Masato Watanabe, consul general of Japan in San Francisco, told the gathering that sister city ties are important to world understanding and building close relations between countries.
“I’m excited to be here tonight,” he said. “I’ve never experienced anything like this, and the relationship between Tracy and Memuro is a shining example of the ties between Japan and the United States.”
Mayor Yoshinori Miyanishi of Memuro, who led a 14-member delegation from Tracy’s sister city on the northern Japanese island of Hokkaido, said the program is important for his city, as he’s sure it is for Tracy, too.
“We certainly hope the program continues,” he said through an interpreter. “I invite you all to Memuro, and I’m looking forward to seeing you there.”
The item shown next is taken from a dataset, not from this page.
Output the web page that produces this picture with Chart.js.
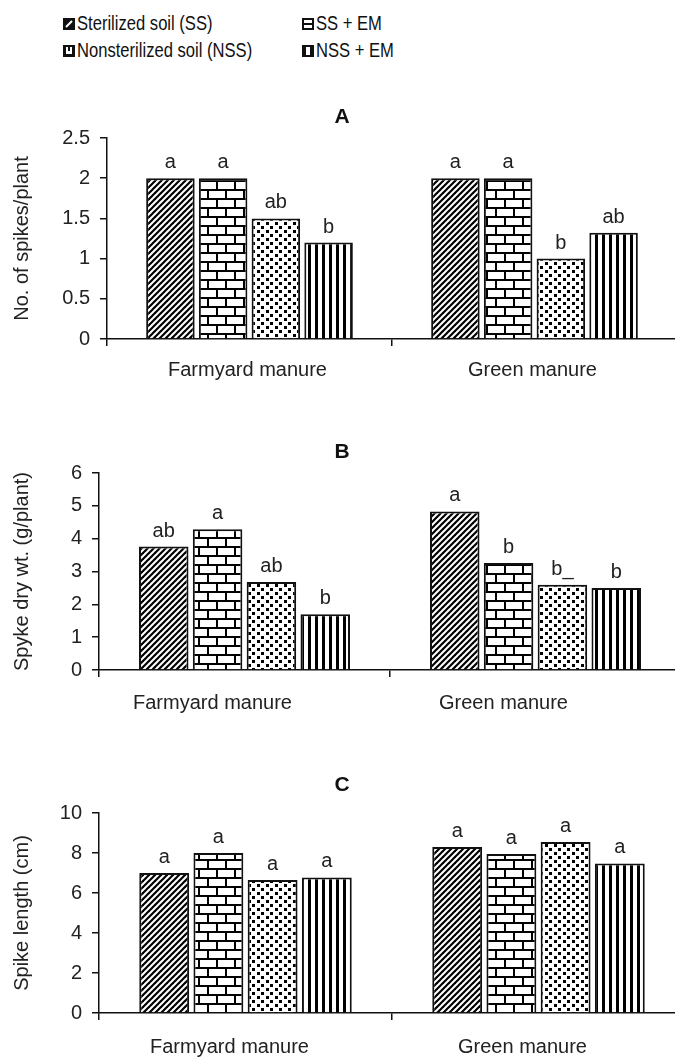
<!DOCTYPE html>
<html>
<head>
<meta charset="utf-8">
<script src="https://cdn.jsdelivr.net/npm/chart.js@4.4.1/dist/chart.umd.min.js"></script>
<style>
  html, body { margin: 0; padding: 0; background: #fff; width: 675px; height: 1057px; overflow: hidden; position: relative; }
  canvas { position: absolute; left: 0; }
  #legend { position: absolute; left: 63px; top: 10px; font: 21px "Liberation Sans", Arial, sans-serif; color: #111; }
  .item { position: absolute; white-space: nowrap; height: 26px; line-height: 26px; }
  .item canvas { position: static; vertical-align: 0px; margin-right: 2px; }
  .item span { display: inline-block; transform: scaleX(0.79); transform-origin: left center; }
</style>
</head>
<body>
<div id="legend"></div>
<canvas id="chartA" width="690" height="300" style="top:90px"></canvas>
<canvas id="chartB" width="690" height="300" style="top:420px"></canvas>
<canvas id="chartC" width="690" height="297" style="top:760px"></canvas>
<script>
var groups = ["Farmyard manure", "Green manure"];
var treatments = ["Sterilized soil (SS)", "SS + EM", "Nonsterilized soil (NSS)", "NSS + EM"];

// A - no. of spikes per plant
var spikesSS = [2.0, 2.0];
var spikesSSEM = [2.0, 2.0];
var spikesNSS = [1.5, 1.0];
var spikesNSSEM = [1.2, 1.32];
var spikesLetters = [["a", "a"], ["a", "a"], ["ab", "b"], ["b", "ab"]];
var spikesTicks = [0, 0.5, 1, 1.5, 2, 2.5];

// B - spike dry weight
var dryWtSS = [3.76, 4.83];
var dryWtSSEM = [4.29, 3.26];
var dryWtNSS = [2.68, 2.6];
var dryWtNSSEM = [1.7, 2.5];
var dryWtLetters = [["ab", "a"], ["a", "b"], ["ab", "b_"], ["b", "b"]];
var dryWtTicks = [0, 1, 2, 3, 4, 5, 6];

// C - spike length
var lengthSS = [7.0, 8.3];
var lengthSSEM = [8.0, 7.95];
var lengthNSS = [6.65, 8.55];
var lengthNSSEM = [6.78, 7.48];
var lengthLetters = [["a", "a"], ["a", "a"], ["a", "a"], ["a", "a"]];
var lengthTicks = [0, 2, 4, 6, 8, 10];

var FONT = '"Liberation Sans", Arial, sans-serif';
Chart.defaults.font.family = FONT;
Chart.defaults.color = '#222';

function makePattern(kind) {
  var c = document.createElement('canvas');
  var g = c.getContext('2d');
  if (kind == 'diag') {
    c.width = 6; c.height = 6;
    g.fillStyle = '#fff'; g.fillRect(0, 0, 6, 6);
    g.strokeStyle = '#000'; g.lineWidth = 2.2;
    [[0, 6, 6, 0], [-2, 2, 2, -2], [4, 8, 8, 4]].forEach(function (l) {
      g.beginPath(); g.moveTo(l[0], l[1]); g.lineTo(l[2], l[3]); g.stroke();
    });
  } else if (kind == 'brick') {
    c.width = 18; c.height = 18;
    g.fillStyle = '#fff'; g.fillRect(0, 0, 18, 18);
    g.fillStyle = '#000';
    g.fillRect(0, 0, 18, 2); g.fillRect(0, 9, 18, 2);
    g.fillRect(0, 0, 2, 9); g.fillRect(9, 9, 2, 9);
  } else if (kind == 'dots') {
    c.width = 9; c.height = 8;
    g.fillStyle = '#fff'; g.fillRect(0, 0, 9, 8);
    g.fillStyle = '#000';
    g.fillRect(0, 0, 3, 3); g.fillRect(5, 4, 3, 3);
  } else {
    c.width = 7; c.height = 7;
    g.fillStyle = '#fff'; g.fillRect(0, 0, 7, 7);
    g.fillStyle = '#000'; g.fillRect(0, 0, 3, 7);
  }
  return g.createPattern(c, 'repeat');
}
var kinds = ['diag', 'brick', 'dots', 'vert'];
var fills = kinds.map(makePattern);

// legend (2 x 2)
function icon(kind) {
  var c = document.createElement('canvas');
  c.width = 12; c.height = 12;
  var g = c.getContext('2d');
  g.fillStyle = '#111'; g.fillRect(0, 0, 12, 12);
  g.fillStyle = '#fff'; g.strokeStyle = '#fff';
  if (kind == 'diag') {
    g.lineWidth = 2; g.beginPath(); g.moveTo(3, 9); g.lineTo(9, 3); g.stroke();
  } else if (kind == 'brick') {
    g.fillRect(2, 2, 8, 3); g.fillRect(2, 7, 8, 3);
  } else if (kind == 'dots') {
    g.fillRect(3, 2, 6, 7); g.fillStyle = '#111'; g.fillRect(5, 2, 2, 4);
  } else {
    g.fillRect(4, 2, 4, 8);
  }
  return c;
}
var legend = document.getElementById('legend');
treatments.forEach(function (t, i) {
  var d = document.createElement('div');
  d.className = 'item';
  d.style.left = (i % 2 ? 239 : 0) + 'px';
  d.style.top = (i < 2 ? 0 : 27) + 'px';
  d.appendChild(icon(kinds[i]));
  var s = document.createElement('span');
  s.textContent = t;
  d.appendChild(s);
  legend.appendChild(d);
});

var annot = {
  id: 'annot',
  afterDatasetsDraw: function (chart, args, opts) {
    var ctx = chart.ctx;
    ctx.save();
    ctx.fillStyle = '#222';
    ctx.textAlign = 'center';
    ctx.textBaseline = 'alphabetic';
    ctx.font = '20px ' + FONT;
    opts.letters.forEach(function (arr, di) {
      chart.getDatasetMeta(di).data.forEach(function (bar, i) {
        ctx.fillText(arr[i], bar.x, bar.y - 10);
      });
    });
    ctx.fillStyle = '#111';
    ctx.textBaseline = 'middle';
    ctx.font = 'bold 21px ' + FONT;
    ctx.fillText(opts.panel, 342, opts.panelY);
    ctx.restore();
  }
};

function panel(id, series, letters, ticks, yTitle, cfg) {
  return new Chart(document.getElementById(id), {
    type: 'bar',
    data: {
      labels: groups,
      datasets: series.map(function (s, i) {
        return {
          label: treatments[i], data: s,
          backgroundColor: fills[i], borderColor: '#111', borderWidth: 2,
          categoryPercentage: 0.74, barPercentage: 0.92
        };
      })
    },
    options: {
      responsive: false, animation: false,
      layout: { padding: { top: cfg.top, right: cfg.right, left: 0, bottom: 0 } },
      plugins: {
        legend: { display: false }, tooltip: { enabled: false },
        annot: { letters: letters, panel: cfg.panel, panelY: cfg.panelY }
      },
      scales: {
        x: {
          grid: { display: true, drawOnChartArea: false, drawTicks: true, tickLength: 7, color: '#111', lineWidth: 1.5 },
          border: { display: true, color: '#111', width: 1.5 },
          ticks: { font: { size: 20 }, padding: cfg.xPad, labelOffset: cfg.labelOffset, color: '#222' },
          afterFit: function (s) { s.height = cfg.xH; }
        },
        y: {
          min: ticks[0], max: ticks[ticks.length - 1],
          afterBuildTicks: function (s) { s.ticks = ticks.map(function (v) { return { value: v }; }); },
          grid: { display: true, drawOnChartArea: false, drawTicks: true, tickLength: 7, color: '#111', lineWidth: 1.5 },
          border: { display: true, color: '#111', width: 1.5 },
          ticks: { font: { size: 20 }, padding: 10, color: '#222', callback: function (v) { return String(v); } },
          title: { display: true, text: yTitle, font: { size: 20 }, padding: { top: 10, bottom: 0 }, color: '#222' },
          afterFit: function (s) { s.width = cfg.yW; }
        }
      }
    },
    plugins: [annot]
  });
}

panel('chartA', [spikesSS, spikesSSEM, spikesNSS, spikesNSSEM], spikesLetters, spikesTicks, 'No. of spikes/plant',
  { top: 48, right: 13, yW: 107, xH: 51, xPad: 12, labelOffset: -2, panel: 'A', panelY: 27 });
panel('chartB', [dryWtSS, dryWtSSEM, dryWtNSS, dryWtNSSEM], dryWtLetters, dryWtTicks, 'Spyke dry wt. (g/plant)',
  { top: 53, right: 9, yW: 99, xH: 50, xPad: 14, labelOffset: -32, panel: 'B', panelY: 32 });
panel('chartC', [lengthSS, lengthSSEM, lengthNSS, lengthNSSEM], lengthLetters, lengthTicks, 'Spike length (cm)',
  { top: 53, right: 5, yW: 99, xH: 44, xPad: 15, labelOffset: -16, panel: 'C', panelY: 25 });
</script>
</body>
</html>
Tracy Mayor Brent Ives said the success of the Tracy-Memuro connection could be measured by its quarter-century longevity, its educational value for the young people involved and its enhancement of cultural understanding.
Ives presented gifts from Tracy to his counterpart from Memuro, who responded with gifts from his city to Tracy.
Ken Yasui, who was the founder and first president of the Tracy Sister City Association, spoke in both English and Japanese, stressing that the success of the program in Tracy was based on the active involvement of the association’s board of directors and the cooperation of Memuro city officials.
In addition to the Memuro connection, Tracy has a less active sister city relationship with Velas in the Azores.
Entertainment for the anniversary dinner was provided the Stockton Bukkyo Taiko Drum Group.